### What is required
Render the following material again verbatim, leaving nothing out.

### Given material
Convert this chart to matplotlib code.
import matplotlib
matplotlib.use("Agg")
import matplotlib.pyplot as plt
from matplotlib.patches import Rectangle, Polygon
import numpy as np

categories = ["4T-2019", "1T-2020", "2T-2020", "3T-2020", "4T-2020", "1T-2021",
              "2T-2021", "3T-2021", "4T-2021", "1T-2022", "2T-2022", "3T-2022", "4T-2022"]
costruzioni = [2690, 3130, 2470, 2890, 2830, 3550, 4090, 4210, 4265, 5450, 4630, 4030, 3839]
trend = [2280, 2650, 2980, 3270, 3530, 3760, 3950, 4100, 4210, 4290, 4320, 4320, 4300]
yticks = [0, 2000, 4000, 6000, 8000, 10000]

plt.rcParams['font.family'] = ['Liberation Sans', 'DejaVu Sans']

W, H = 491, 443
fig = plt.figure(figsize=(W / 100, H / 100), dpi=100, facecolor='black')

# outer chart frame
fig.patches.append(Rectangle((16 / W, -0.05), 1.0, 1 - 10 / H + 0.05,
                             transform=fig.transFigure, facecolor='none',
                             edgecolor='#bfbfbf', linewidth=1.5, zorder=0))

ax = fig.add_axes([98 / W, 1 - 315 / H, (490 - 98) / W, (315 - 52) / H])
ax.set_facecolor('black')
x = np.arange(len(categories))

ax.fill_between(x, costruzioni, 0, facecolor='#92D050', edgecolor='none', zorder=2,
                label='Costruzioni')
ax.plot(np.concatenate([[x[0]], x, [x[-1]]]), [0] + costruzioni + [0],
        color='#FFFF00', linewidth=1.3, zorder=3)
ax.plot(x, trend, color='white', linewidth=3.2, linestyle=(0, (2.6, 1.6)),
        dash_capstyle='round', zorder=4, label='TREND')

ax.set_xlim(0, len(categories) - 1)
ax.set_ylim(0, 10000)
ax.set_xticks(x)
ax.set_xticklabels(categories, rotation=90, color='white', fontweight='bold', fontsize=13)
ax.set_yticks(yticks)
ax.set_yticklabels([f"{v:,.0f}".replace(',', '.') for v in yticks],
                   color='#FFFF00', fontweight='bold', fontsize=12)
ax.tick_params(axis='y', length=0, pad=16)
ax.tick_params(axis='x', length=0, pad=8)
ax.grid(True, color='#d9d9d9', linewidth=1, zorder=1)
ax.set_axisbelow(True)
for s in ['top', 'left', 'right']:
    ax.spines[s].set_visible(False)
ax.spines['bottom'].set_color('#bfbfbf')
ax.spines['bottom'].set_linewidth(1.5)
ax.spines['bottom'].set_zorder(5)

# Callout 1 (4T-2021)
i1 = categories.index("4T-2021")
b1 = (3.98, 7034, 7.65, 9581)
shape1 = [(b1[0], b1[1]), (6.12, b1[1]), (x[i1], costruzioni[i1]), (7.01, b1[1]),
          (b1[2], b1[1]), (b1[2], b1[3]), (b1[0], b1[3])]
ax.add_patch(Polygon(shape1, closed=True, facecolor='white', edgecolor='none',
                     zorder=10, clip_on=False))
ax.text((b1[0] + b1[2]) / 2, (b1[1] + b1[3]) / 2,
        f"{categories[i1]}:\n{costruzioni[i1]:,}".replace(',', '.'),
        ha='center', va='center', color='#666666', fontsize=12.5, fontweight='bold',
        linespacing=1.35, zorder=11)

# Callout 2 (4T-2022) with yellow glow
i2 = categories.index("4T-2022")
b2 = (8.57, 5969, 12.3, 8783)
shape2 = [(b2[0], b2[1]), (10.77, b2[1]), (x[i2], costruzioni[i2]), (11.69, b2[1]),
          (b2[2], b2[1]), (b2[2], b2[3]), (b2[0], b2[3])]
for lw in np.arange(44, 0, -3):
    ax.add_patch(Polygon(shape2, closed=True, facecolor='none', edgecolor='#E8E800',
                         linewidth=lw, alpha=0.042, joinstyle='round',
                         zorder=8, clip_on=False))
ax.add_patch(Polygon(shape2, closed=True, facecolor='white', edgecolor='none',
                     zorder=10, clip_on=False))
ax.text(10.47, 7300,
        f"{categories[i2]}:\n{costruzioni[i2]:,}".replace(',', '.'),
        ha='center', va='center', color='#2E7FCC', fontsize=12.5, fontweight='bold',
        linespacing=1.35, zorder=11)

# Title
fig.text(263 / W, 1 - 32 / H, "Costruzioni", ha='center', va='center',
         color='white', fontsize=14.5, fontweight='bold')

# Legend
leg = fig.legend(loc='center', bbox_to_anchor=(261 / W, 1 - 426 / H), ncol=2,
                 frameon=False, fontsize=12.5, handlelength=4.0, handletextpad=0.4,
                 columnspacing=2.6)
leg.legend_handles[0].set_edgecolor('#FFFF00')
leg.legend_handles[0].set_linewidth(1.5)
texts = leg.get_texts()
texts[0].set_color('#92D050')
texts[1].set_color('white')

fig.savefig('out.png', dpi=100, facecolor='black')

### Answer below
Convert this chart to matplotlib code.
import matplotlib
matplotlib.use("Agg")
import matplotlib.pyplot as plt
from matplotlib.patches import Rectangle, Polygon
import numpy as np

categories = ["4T-2019", "1T-2020", "2T-2020", "3T-2020", "4T-2020", "1T-2021",
              "2T-2021", "3T-2021", "4T-2021", "1T-2022", "2T-2022", "3T-2022", "4T-2022"]
costruzioni = [2690, 3130, 2470, 2890, 2830, 3550, 4090, 4210, 4265, 5450, 4630, 4030, 3839]
trend = [2280, 2650, 2980, 3270, 3530, 3760, 3950, 4100, 4210, 4290, 4320, 4320, 4300]
yticks = [0, 2000, 4000, 6000, 8000, 10000]

plt.rcParams['font.family'] = ['Liberation Sans', 'DejaVu Sans']

W, H = 491, 443
fig = plt.figure(figsize=(W / 100, H / 100), dpi=100, facecolor='black')

# outer chart frame
fig.patches.append(Rectangle((16 / W, -0.05), 1.0, 1 - 10 / H + 0.05,
                             transform=fig.transFigure, facecolor='none',
                             edgecolor='#bfbfbf', linewidth=1.5, zorder=0))

ax = fig.add_axes([98 / W, 1 - 315 / H, (490 - 98) / W, (315 - 52) / H])
ax.set_facecolor('black')
x = np.arange(len(categories))

ax.fill_between(x, costruzioni, 0, facecolor='#92D050', edgecolor='none', zorder=2,
                label='Costruzioni')
ax.plot(np.concatenate([[x[0]], x, [x[-1]]]), [0] + costruzioni + [0],
        color='#FFFF00', linewidth=1.3, zorder=3)
ax.plot(x, trend, color='white', linewidth=3.2, linestyle=(0, (2.6, 1.6)),
        dash_capstyle='round', zorder=4, label='TREND')

ax.set_xlim(0, len(categories) - 1)
ax.set_ylim(0, 10000)
ax.set_xticks(x)
ax.set_xticklabels(categories, rotation=90, color='white', fontweight='bold', fontsize=13)
ax.set_yticks(yticks)
ax.set_yticklabels([f"{v:,.0f}".replace(',', '.') for v in yticks],
                   color='#FFFF00', fontweight='bold', fontsize=12)
ax.tick_params(axis='y', length=0, pad=16)
ax.tick_params(axis='x', length=0, pad=8)
ax.grid(True, color='#d9d9d9', linewidth=1, zorder=1)
ax.set_axisbelow(True)
for s in ['top', 'left', 'right']:
    ax.spines[s].set_visible(False)
ax.spines['bottom'].set_color('#bfbfbf')
ax.spines['bottom'].set_linewidth(1.5)
ax.spines['bottom'].set_zorder(5)

# Callout 1 (4T-2021)
i1 = categories.index("4T-2021")
b1 = (3.98, 7034, 7.65, 9581)
shape1 = [(b1[0], b1[1]), (6.12, b1[1]), (x[i1], costruzioni[i1]), (7.01, b1[1]),
          (b1[2], b1[1]), (b1[2], b1[3]), (b1[0], b1[3])]
ax.add_patch(Polygon(shape1, closed=True, facecolor='white', edgecolor='none',
                     zorder=10, clip_on=False))
ax.text((b1[0] + b1[2]) / 2, (b1[1] + b1[3]) / 2,
        f"{categories[i1]}:\n{costruzioni[i1]:,}".replace(',', '.'),
        ha='center', va='center', color='#666666', fontsize=12.5, fontweight='bold',
        linespacing=1.35, zorder=11)

# Callout 2 (4T-2022) with yellow glow
i2 = categories.index("4T-2022")
b2 = (8.57, 5969, 12.3, 8783)
shape2 = [(b2[0], b2[1]), (10.77, b2[1]), (x[i2], costruzioni[i2]), (11.69, b2[1]),
          (b2[2], b2[1]), (b2[2], b2[3]), (b2[0], b2[3])]
for lw in np.arange(44, 0, -3):
    ax.add_patch(Polygon(shape2, closed=True, facecolor='none', edgecolor='#E8E800',
                         linewidth=lw, alpha=0.042, joinstyle='round',
                         zorder=8, clip_on=False))
ax.add_patch(Polygon(shape2, closed=True, facecolor='white', edgecolor='none',
                     zorder=10, clip_on=False))
ax.text(10.47, 7300,
        f"{categories[i2]}:\n{costruzioni[i2]:,}".replace(',', '.'),
        ha='center', va='center', color='#2E7FCC', fontsize=12.5, fontweight='bold',
        linespacing=1.35, zorder=11)

# Title
fig.text(263 / W, 1 - 32 / H, "Costruzioni", ha='center', va='center',
         color='white', fontsize=14.5, fontweight='bold')

# Legend
leg = fig.legend(loc='center', bbox_to_anchor=(261 / W, 1 - 426 / H), ncol=2,
                 frameon=False, fontsize=12.5, handlelength=4.0, handletextpad=0.4,
                 columnspacing=2.6)
leg.legend_handles[0].set_edgecolor('#FFFF00')
leg.legend_handles[0].set_linewidth(1.5)
texts = leg.get_texts()
texts[0].set_color('#92D050')
texts[1].set_color('white')

fig.savefig('out.png', dpi=100, facecolor='black')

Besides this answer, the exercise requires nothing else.